━━━ Input records
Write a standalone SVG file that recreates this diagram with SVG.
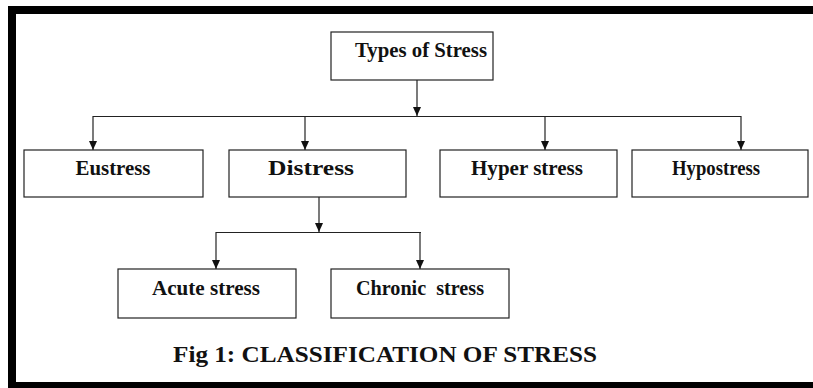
<svg xmlns="http://www.w3.org/2000/svg" width="813" height="388" viewBox="0 0 813 388">
<style>
.box{fill:#fff;stroke:#222;stroke-width:1.2}
.lbl{font-family:'Liberation Serif','Times New Roman',Times,serif;font-weight:700;font-size:20px;fill:#111;text-anchor:middle}
.con{stroke:#222;stroke-width:1.2;fill:none}
.cap{font-family:'Liberation Serif','Times New Roman',Times,serif;font-weight:700;font-size:23px;fill:#111}
</style>
<defs>
<marker id="ah" markerWidth="9" markerHeight="8" refX="9" refY="4" orient="auto" markerUnits="userSpaceOnUse" viewBox="0 0 9 8">
<path d="M0,0 L9,4 L0,8 Z" fill="#111"/>
</marker>
</defs>
<rect width="813" height="388" fill="#fff"/>
<g id="frame" fill="#000">
<rect x="8" y="6" width="805" height="8"/>
<rect x="8" y="6" width="8" height="382"/>
<rect x="8" y="382" width="805" height="6"/>
</g>
<g id="connectors">
<line class="con" x1="417" y1="80" x2="417" y2="116" marker-end="url(#ah)"/>
<line class="con" x1="93" y1="116.5" x2="741" y2="116.5"/>
<line class="con" x1="93" y1="116" x2="93" y2="150" marker-end="url(#ah)"/>
<line class="con" x1="305" y1="116" x2="305" y2="150" marker-end="url(#ah)"/>
<line class="con" x1="545" y1="116" x2="545" y2="150" marker-end="url(#ah)"/>
<line class="con" x1="741" y1="116" x2="741" y2="150" marker-end="url(#ah)"/>
<line class="con" x1="319" y1="197" x2="319" y2="232" marker-end="url(#ah)"/>
<line class="con" x1="216" y1="232.5" x2="421" y2="232.5"/>
<line class="con" x1="216" y1="232" x2="216" y2="269" marker-end="url(#ah)"/>
<line class="con" x1="420" y1="232" x2="420" y2="269" marker-end="url(#ah)"/>
</g>
<g id="types">
<rect class="box" x="331" y="32" width="162" height="48"/>
<text class="lbl" x="421" y="57" textLength="132" lengthAdjust="spacingAndGlyphs">Types of Stress</text>
</g>
<g id="eustress">
<rect class="box" x="24" y="150" width="179" height="47"/>
<text class="lbl" x="113" y="175" textLength="75" lengthAdjust="spacingAndGlyphs">Eustress</text>
</g>
<g id="distress">
<rect class="box" x="229" y="150" width="177" height="47"/>
<text class="lbl" x="311" y="175" textLength="86" lengthAdjust="spacingAndGlyphs">Distress</text>
</g>
<g id="hyper">
<rect class="box" x="440" y="150" width="177" height="47"/>
<text class="lbl" x="527" y="175" textLength="112" lengthAdjust="spacingAndGlyphs">Hyper stress</text>
</g>
<g id="hypo">
<rect class="box" x="632" y="150" width="176" height="47"/>
<text class="lbl" x="716" y="175" textLength="88" lengthAdjust="spacingAndGlyphs">Hypostress</text>
</g>
<g id="acute">
<rect class="box" x="118" y="269" width="178" height="49"/>
<text class="lbl" x="206" y="295" textLength="108" lengthAdjust="spacingAndGlyphs">Acute stress</text>
</g>
<g id="chronic">
<rect class="box" x="331" y="269" width="178" height="49"/>
<text class="lbl" x="420" y="295" textLength="128" lengthAdjust="spacingAndGlyphs" xml:space="preserve">Chronic  stress</text>
</g>
<text class="cap" x="173" y="362" textLength="424" lengthAdjust="spacingAndGlyphs">Fig 1: CLASSIFICATION OF STRESS</text>
</svg>
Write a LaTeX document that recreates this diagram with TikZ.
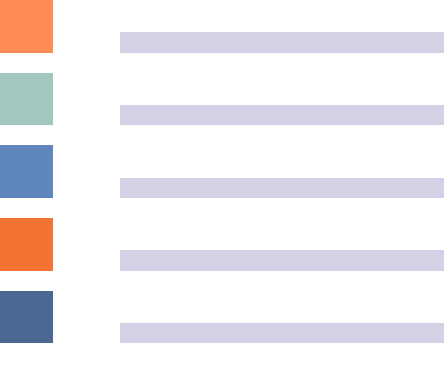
━━━━━━
■ What you should do ■
All of the entries above should be copied exactly, except for the pictures.

■ Task output ■
Write a standalone SVG file that recreates this diagram with SVG.
<svg xmlns="http://www.w3.org/2000/svg" width="813" height="388" viewBox="0 0 813 388">
<style>
.box{fill:#fff;stroke:#222;stroke-width:1.2}
.lbl{font-family:'Liberation Serif','Times New Roman',Times,serif;font-weight:700;font-size:20px;fill:#111;text-anchor:middle}
.con{stroke:#222;stroke-width:1.2;fill:none}
.cap{font-family:'Liberation Serif','Times New Roman',Times,serif;font-weight:700;font-size:23px;fill:#111}
</style>
<defs>
<marker id="ah" markerWidth="9" markerHeight="8" refX="9" refY="4" orient="auto" markerUnits="userSpaceOnUse" viewBox="0 0 9 8">
<path d="M0,0 L9,4 L0,8 Z" fill="#111"/>
</marker>
</defs>
<rect width="813" height="388" fill="#fff"/>
<g id="frame" fill="#000">
<rect x="8" y="6" width="805" height="8"/>
<rect x="8" y="6" width="8" height="382"/>
<rect x="8" y="382" width="805" height="6"/>
</g>
<g id="connectors">
<line class="con" x1="417" y1="80" x2="417" y2="116" marker-end="url(#ah)"/>
<line class="con" x1="93" y1="116.5" x2="741" y2="116.5"/>
<line class="con" x1="93" y1="116" x2="93" y2="150" marker-end="url(#ah)"/>
<line class="con" x1="305" y1="116" x2="305" y2="150" marker-end="url(#ah)"/>
<line class="con" x1="545" y1="116" x2="545" y2="150" marker-end="url(#ah)"/>
<line class="con" x1="741" y1="116" x2="741" y2="150" marker-end="url(#ah)"/>
<line class="con" x1="319" y1="197" x2="319" y2="232" marker-end="url(#ah)"/>
<line class="con" x1="216" y1="232.5" x2="421" y2="232.5"/>
<line class="con" x1="216" y1="232" x2="216" y2="269" marker-end="url(#ah)"/>
<line class="con" x1="420" y1="232" x2="420" y2="269" marker-end="url(#ah)"/>
</g>
<g id="types">
<rect class="box" x="331" y="32" width="162" height="48"/>
<text class="lbl" x="421" y="57" textLength="132" lengthAdjust="spacingAndGlyphs">Types of Stress</text>
</g>
<g id="eustress">
<rect class="box" x="24" y="150" width="179" height="47"/>
<text class="lbl" x="113" y="175" textLength="75" lengthAdjust="spacingAndGlyphs">Eustress</text>
</g>
<g id="distress">
<rect class="box" x="229" y="150" width="177" height="47"/>
<text class="lbl" x="311" y="175" textLength="86" lengthAdjust="spacingAndGlyphs">Distress</text>
</g>
<g id="hyper">
<rect class="box" x="440" y="150" width="177" height="47"/>
<text class="lbl" x="527" y="175" textLength="112" lengthAdjust="spacingAndGlyphs">Hyper stress</text>
</g>
<g id="hypo">
<rect class="box" x="632" y="150" width="176" height="47"/>
<text class="lbl" x="716" y="175" textLength="88" lengthAdjust="spacingAndGlyphs">Hypostress</text>
</g>
<g id="acute">
<rect class="box" x="118" y="269" width="178" height="49"/>
<text class="lbl" x="206" y="295" textLength="108" lengthAdjust="spacingAndGlyphs">Acute stress</text>
</g>
<g id="chronic">
<rect class="box" x="331" y="269" width="178" height="49"/>
<text class="lbl" x="420" y="295" textLength="128" lengthAdjust="spacingAndGlyphs" xml:space="preserve">Chronic  stress</text>
</g>
<text class="cap" x="173" y="362" textLength="424" lengthAdjust="spacingAndGlyphs">Fig 1: CLASSIFICATION OF STRESS</text>
</svg>
Write a LaTeX document that recreates this diagram with TikZ.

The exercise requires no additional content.